China to roll back electric vehicle subsidies faster

BEIJING, April 29 (Reuters) - China will scale back its subsidies for electric and plug-in hybrid vehicles faster than expected, while declining to give subsidies to traditional hybrids, according to policy documents posted on the finance ministry’s website on Wednesday.

The final version of the policy largely confirmed a previously released draft in setting levels for new energy vehicle subsidies in 2016, but will scale back those subsidies by 20 percent in 2017-2018 and by 40 percent in 2019-2020.

The draft had only called for two 10-percent reductions by 2020.

Traditional hybrid, which rely mostly on gasoline engines, remains a key peg of many company’s strategies in China, with Toyota Motor aiming to launch Corolla and Levin hybrid models later this year and Geely Automobile working on a hybrid version of its Emgrand 7 midsize sedan.

By rolling back subsidies faster, the government wants to pressure automakers to reduce their currently high price for new energy vehicles, rather than relying on subsidies to profit, said Yale Zhang, managing director of consultancy Automotive Foresight in Shanghai.

The highest subsidy for a single car is roughly 100,000 yuan ($16,119.7), as local authorities generally offer subsidies to match those of the central government, so a 20-40 percent reduction is quite large, he said.

The government subsidy scheme, along with an aggressive ratcheting up of emission and fuel economy standards by 2020, aims to bring relief to pollution choked cities in the world’s largest car market.

Chinese and foreign automakers unveiled plans for a slew of new energy vehicles at the Shanghai autoshow last week in an effort to meet the government’s stringent goals.

Shanghai GM, a joint venture between General Motors and SAIC Motor, said at the show that it would develop 10 new energy models by 2020.

The policy is “sending a signal to the car makers that the government is quite determined to use some of the stick instead of the carrot by the end of this decade,” Zhang said.

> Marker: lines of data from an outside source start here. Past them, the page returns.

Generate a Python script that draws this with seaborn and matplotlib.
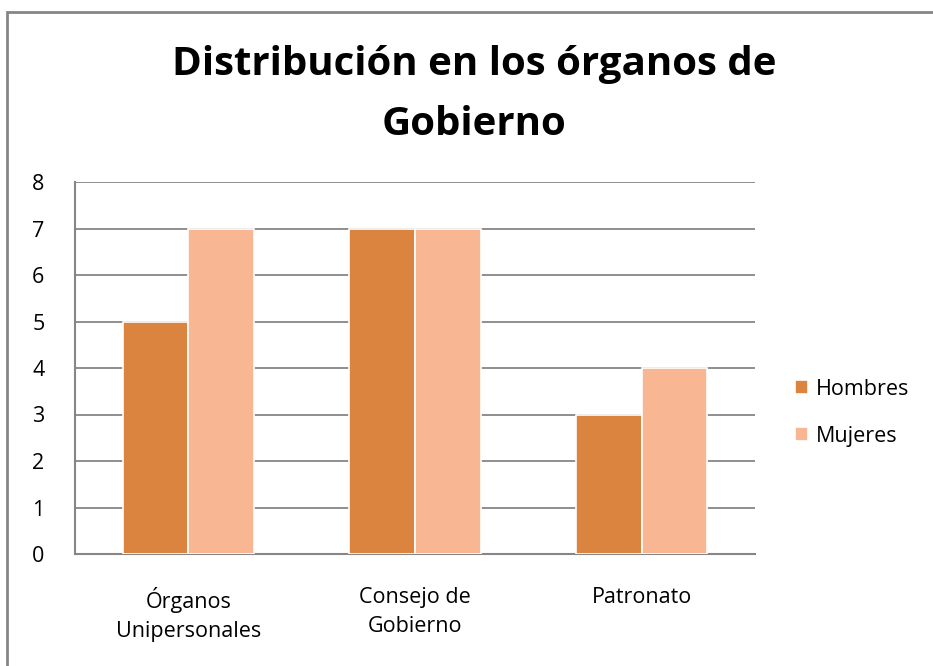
import matplotlib
matplotlib.use("Agg")
import matplotlib.pyplot as plt
import pandas as pd
import seaborn as sns
from matplotlib.patches import Rectangle

categories = ["Órganos\nUnipersonales", "Consejo de\nGobierno", "Patronato"]
hombres = [5, 7, 3]
mujeres = [7, 7, 4]
series = ["Hombres", "Mujeres"]
colors = ["#DA843F", "#F8B692"]
yticks = list(range(0, 9))

df = pd.DataFrame({
    "categoria": categories * 2,
    "valor": hombres + mujeres,
    "serie": [series[0]] * 3 + [series[1]] * 3,
})

sns.set_style("white")
plt.rcParams["font.family"] = ["Open Sans", "DejaVu Sans"]
plt.rcParams["text.color"] = "black"
plt.rcParams["xtick.labelcolor"] = "black"
plt.rcParams["ytick.labelcolor"] = "black"

fig = plt.figure(figsize=(9.33, 6.66), dpi=100)
ax = fig.add_axes([75 / 933, 112 / 666, 680 / 933, 372 / 666])

sns.barplot(data=df, x="categoria", y="valor", hue="serie", order=categories,
            hue_order=series, palette=colors, width=0.58, saturation=1,
            edgecolor="white", linewidth=1.2, ax=ax, zorder=3)

ax.set_ylim(0, 8)
ax.set_xlim(-0.5, 2.5)
ax.set_yticks(yticks)
ax.set_yticklabels([str(t) for t in yticks], fontsize=15.5)
ax.tick_params(axis="y", length=8, color="#868686", width=1.3, pad=14,
               direction="out", labelcolor="black")
ax.tick_params(axis="x", length=0, pad=24, labelcolor="black")
for lbl in ax.get_xticklabels():
    lbl.set_fontsize(15.5)
    lbl.set_linespacing(1.45)
ax.set_xlabel("")
ax.set_ylabel("")
ax.grid(axis="y", color="#868686", linewidth=1.3, zorder=0)
for side in ["top", "right"]:
    ax.spines[side].set_visible(False)
for side in ["left", "bottom"]:
    ax.spines[side].set_color("#868686")
    ax.spines[side].set_linewidth(1.5)

leg = ax.legend(loc="center left", bbox_to_anchor=(1.03, 0.38), frameon=False,
                fontsize=15.5, handlelength=0.6, handleheight=0.6,
                handletextpad=0.4, labelspacing=1.2)
for t in leg.get_texts():
    t.set_color("black")

fig.text(0.508, 0.858, "Distribución en los órganos de\nGobierno", ha="center",
         va="center", fontsize=29, fontweight="bold", linespacing=1.68,
         color="black")

# chart frame
fig.patches.append(Rectangle((7 / 933, -0.1), 1.2, 1.1 - 12 / 666,
                             transform=fig.transFigure, fill=False,
                             edgecolor="#868686", linewidth=2))

fig.savefig("out.png", dpi=100)
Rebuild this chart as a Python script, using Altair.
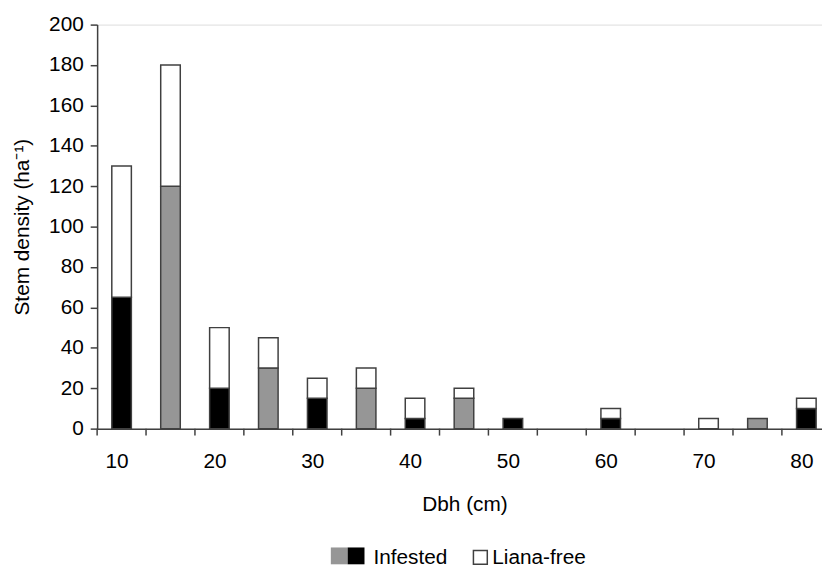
import altair as alt
import pandas as pd

# Dbh classes (cm) and stem densities (ha-1)
dbh = [10, 15, 20, 25, 30, 35, 40, 45, 50, 55, 60, 65, 70, 75, 80]
infested = [65, 120, 20, 30, 15, 20, 5, 15, 5, 0, 5, 0, 0, 5, 10]
liana_free = [65, 60, 30, 15, 10, 10, 10, 5, 0, 0, 5, 0, 5, 0, 5]

x_label_values = [10, 20, 30, 40, 50, 60, 70, 80]
x_tick_values = [7.5, 12.5, 17.5, 22.5, 27.5, 32.5, 37.5, 42.5, 47.5, 52.5,
                 57.5, 62.5, 67.5, 72.5, 77.5]
y_tick_values = [0, 20, 40, 60, 80, 100, 120, 140, 160, 180, 200]
legend_labels = ["Infested", "Liana-free"]

FONT = "Liberation Sans"
FS = 21
W, H = 732, 408
STROKE = "#404040"

df = pd.DataFrame({"dbh": dbh, "infested": infested, "free": liana_free})
ticks_df = pd.DataFrame({"t": x_tick_values})

xscale = alt.Scale(domain=[7.5, 81.6], nice=False, zero=False)
yscale = alt.Scale(domain=[0, 200], nice=False)

xaxis = alt.Axis(values=x_label_values, ticks=False, labelFontSize=FS,
                 labelFont=FONT, labelColor="black", labelPadding=22,
                 labelBaseline="top", labelOffset=-5,
                 title="Dbh (cm)", titleFont=FONT, titleFontSize=FS,
                 titleFontWeight="normal", titleColor="black",
                 titleBaseline="alphabetic", titleY=83, titleX=371,
                 domainColor=STROKE, domainWidth=1.5, grid=False)
yaxis = alt.Axis(values=y_tick_values, tickSize=7, tickColor=STROKE,
                 tickWidth=1.5, labelFontSize=FS, labelFont=FONT,
                 labelColor="black", labelPadding=7,
                 title="Stem density (ha⁻¹)", titleFont=FONT, titleFontSize=FS,
                 titleFontWeight="normal", titleColor="black",
                 titleX=-65, titleY=204,
                 domainColor=STROKE, domainWidth=1.5, grid=False)

base = alt.Chart(df).transform_calculate(
    x0="datum.dbh - 1.0",
    x1="datum.dbh + 1.0",
    total="datum.infested + datum.free",
    shade="datum.dbh % 10 == 0 ? 'black' : 'gray'",
)

inf_bars = base.transform_filter("datum.infested > 0").mark_bar(
    stroke=STROKE, strokeWidth=1.5
).encode(
    x=alt.X("x0:Q", scale=xscale, axis=xaxis),
    x2="x1:Q",
    y=alt.Y("infested:Q", scale=yscale, axis=yaxis),
    y2=alt.datum(0),
    fill=alt.Fill("shade:N", scale=alt.Scale(domain=["black", "gray"],
                                             range=["#000000", "#969696"]),
                  legend=None),
)

free_bars = base.transform_filter("datum.free > 0").mark_bar(
    stroke=STROKE, strokeWidth=1.5, fill="white"
).encode(
    x=alt.X("x0:Q", scale=xscale),
    x2="x1:Q",
    y=alt.Y("infested:Q", scale=yscale),
    y2="total:Q",
)

tick_marks = alt.Chart(ticks_df).mark_rule(color=STROKE, strokeWidth=1.5).encode(
    x=alt.X("t:Q", scale=xscale),
    y=alt.value(H),
    y2=alt.value(H + 7),
)

LY = 545  # legend baseline (plot coords)
leg_df = pd.DataFrame({"label": legend_labels})
leg_gray = alt.Chart(leg_df).transform_filter("datum.label == 'Infested'").mark_rect(
    fill="#969696").encode(x=alt.value(236), x2=alt.value(253),
                           y=alt.value(LY - 17), y2=alt.value(LY))
leg_black = alt.Chart(leg_df).transform_filter("datum.label == 'Infested'").mark_rect(
    fill="#000000").encode(x=alt.value(253), x2=alt.value(270),
                           y=alt.value(LY - 17), y2=alt.value(LY))
leg_white = alt.Chart(leg_df).transform_filter("datum.label == 'Liana-free'").mark_rect(
    fill="white", stroke=STROKE, strokeWidth=1.5).encode(
    x=alt.value(380), x2=alt.value(394), y=alt.value(LY - 14), y2=alt.value(LY))
leg_text1 = alt.Chart(leg_df).transform_filter("datum.label == 'Infested'").mark_text(
    align="left", baseline="alphabetic", font=FONT, fontSize=FS, color="black"
).encode(x=alt.value(279), y=alt.value(LY), text="label:N")
leg_text2 = alt.Chart(leg_df).transform_filter("datum.label == 'Liana-free'").mark_text(
    align="left", baseline="alphabetic", font=FONT, fontSize=FS, color="black"
).encode(x=alt.value(399), y=alt.value(LY), text="label:N")

chart = alt.layer(
    inf_bars, free_bars, tick_marks,
    leg_gray, leg_black, leg_white, leg_text1, leg_text2
).properties(
    width=W, height=H,
    autosize=alt.AutoSizeParams(type="none"),
    padding={"left": 90, "top": 14, "right": 0, "bottom": 142},
).configure_view(stroke=None).configure(background="white")

chart.save("out.html", embed_options={"renderer": "svg", "actions": False})
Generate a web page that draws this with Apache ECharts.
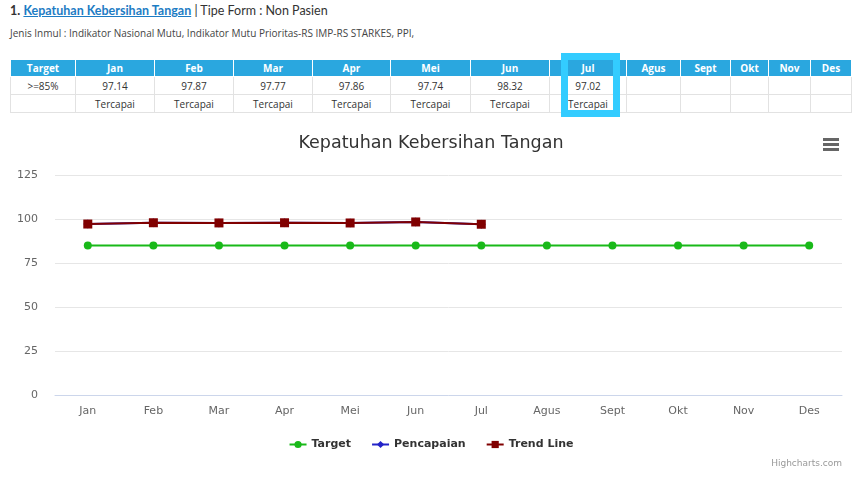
<!DOCTYPE html>
<html>
<head>
<meta charset="utf-8">
<script src="https://cdn.jsdelivr.net/npm/echarts@6/dist/echarts.min.js"></script>
<style>
  body { margin: 0; background: #fff; font-family: "Open Sans", Lato, sans-serif; color: #333; }
  #wrap { position: relative; width: 862px; height: 490px; overflow: hidden; }
  #head1 { position: absolute; left: 10px; top: 3px; font-size: 12.5px; font-family: Lato, sans-serif; }
  #head1 a { color: #1d7cc4; font-weight: bold; text-decoration: underline; }
  #head2 { position: absolute; left: 10px; top: 26px; font-size: 10px; color: #444; }
  table { position: absolute; left: 10px; top: 60px; width: 841px; table-layout: fixed; border-collapse: collapse; font-size: 10px; }
  th { background: #2aa7df; color: #fff; font-weight: bold; height: 16px; padding: 0; border: 1px solid #fff; border-top: 0; }
  td { height: 17px; padding: 0; text-align: center; border: 1px solid #e2e2e2; }
  #hl { position: absolute; left: 561px; top: 53px; width: 45px; height: 50px; border: 7px solid #33ccff; }
  #main { position: absolute; left: 0; top: 118px; width: 862px; height: 372px; }
</style>
</head>
<body>
<div id="wrap">
  <div id="head1"><b>1.</b> <a>Kepatuhan Kebersihan Tangan</a> | Tipe Form : Non Pasien</div>
  <div id="head2">Jenis Inmul : Indikator Nasional Mutu, Indikator Mutu Prioritas-RS IMP-RS STARKES, PPI,</div>
  <table id="tbl"></table>
  <div id="hl"></div>
  <div id="main"></div>
</div>
<script>
var months = ['Jan', 'Feb', 'Mar', 'Apr', 'Mei', 'Jun', 'Jul', 'Agus', 'Sept', 'Okt', 'Nov', 'Des'];
var colWidths = [65, 79, 79, 79, 78, 80, 79, 77, 54, 50, 38, 42, 41];
var targetLabel = '>=85%';
var tableValues = ['97.14', '97.87', '97.77', '97.86', '97.74', '98.32', '97.02'];
var statusValues = ['Tercapai', 'Tercapai', 'Tercapai', 'Tercapai', 'Tercapai', 'Tercapai', 'Tercapai'];
var targetData = [85, 85, 85, 85, 85, 85, 85, 85, 85, 85, 85, 85];
var pencapaianData = [97.14, 97.87, 97.77, 97.86, 97.74, 98.32, 97.02];
var trendData = [97.14, 97.87, 97.77, 97.86, 97.74, 98.32, 97.02];

// table
var html = '<colgroup>';
colWidths.forEach(function (w) { html += '<col style="width:' + w + 'px">'; });
html += '</colgroup><tr><th>Target</th>';
months.forEach(function (m) { html += '<th>' + m + '</th>'; });
html += '</tr><tr><td>' + targetLabel + '</td>';
months.forEach(function (m, i) { html += '<td>' + (tableValues[i] || '') + '</td>'; });
html += '</tr><tr><td></td>';
months.forEach(function (m, i) { html += '<td>' + (statusValues[i] || '') + '</td>'; });
html += '</tr>';
document.getElementById('tbl').innerHTML = html;

var chart = echarts.init(document.getElementById('main'));
var font = '"DejaVu Sans", sans-serif';

chart.setOption({
    animation: false,
    textStyle: { fontFamily: font },
    title: {
        text: 'Kepatuhan Kebersihan Tangan',
        left: 'center',
        top: 11,
        textStyle: { fontSize: 17.5, fontWeight: 'normal', color: '#333', fontFamily: font }
    },
    legend: {
        bottom: 35,
        left: 'center',
        itemGap: 20,
        itemWidth: 17,
        itemHeight: 9,
        textStyle: { fontSize: 11, fontWeight: 'bold', color: '#333', fontFamily: font },
        data: ['Target', 'Pencapaian', 'Trend Line']
    },
    grid: { left: 55, right: 20, top: 57, bottom: 95 },
    xAxis: {
        type: 'category',
        data: months,
        axisLine: { lineStyle: { color: '#ccd6eb' } },
        axisTick: { length: 9, lineStyle: { color: '#ccd6eb' } },
        axisLabel: { color: '#666', fontSize: 11, margin: 11, fontFamily: font }
    },
    yAxis: {
        type: 'value',
        min: 0,
        max: 125,
        interval: 25,
        axisLine: { show: false },
        axisTick: { show: false },
        splitLine: { lineStyle: { color: '#e6e6e6' } },
        axisLabel: { color: '#666', fontSize: 11, margin: 17, fontFamily: font }
    },
    series: [{
        name: 'Target',
        type: 'line',
        data: targetData,
        color: '#19b919',
        symbol: 'circle',
        symbolSize: 8,
        lineStyle: { width: 2 }
    }, {
        name: 'Pencapaian',
        type: 'line',
        data: pencapaianData,
        color: '#2323c8',
        symbol: 'diamond',
        symbolSize: 9,
        lineStyle: { width: 2 }
    }, {
        name: 'Trend Line',
        type: 'line',
        data: trendData,
        color: '#800000',
        symbol: 'rect',
        symbolSize: 9,
        lineStyle: { width: 2 }
    }],
    graphic: [
        { type: 'rect', shape: { x: 823, y: 20, width: 16, height: 3 }, style: { fill: '#666' } },
        { type: 'rect', shape: { x: 823, y: 25, width: 16, height: 3 }, style: { fill: '#666' } },
        { type: 'rect', shape: { x: 823, y: 30, width: 16, height: 3 }, style: { fill: '#666' } },
        { type: 'text', right: 20, top: 341, style: { text: 'Highcharts.com', fill: '#999', fontSize: 9, fontFamily: font } }
    ]
});
</script>
</body>
</html>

The scheme lays out in detail the subsidies based on the type of vehicle and the distance it can travel.

Electric and plug-in passenger cars will receive between 25,000 and 55,000 yuan per vehicle from the central government.

Notably absent from the document are traditional hybrid vehicles, whereas plug-in hybrids depend primarily on an electric battery. ($1 = 6.2036 Chinese yuan) (Reporting by Jake Spring; Editing by Anand Basu)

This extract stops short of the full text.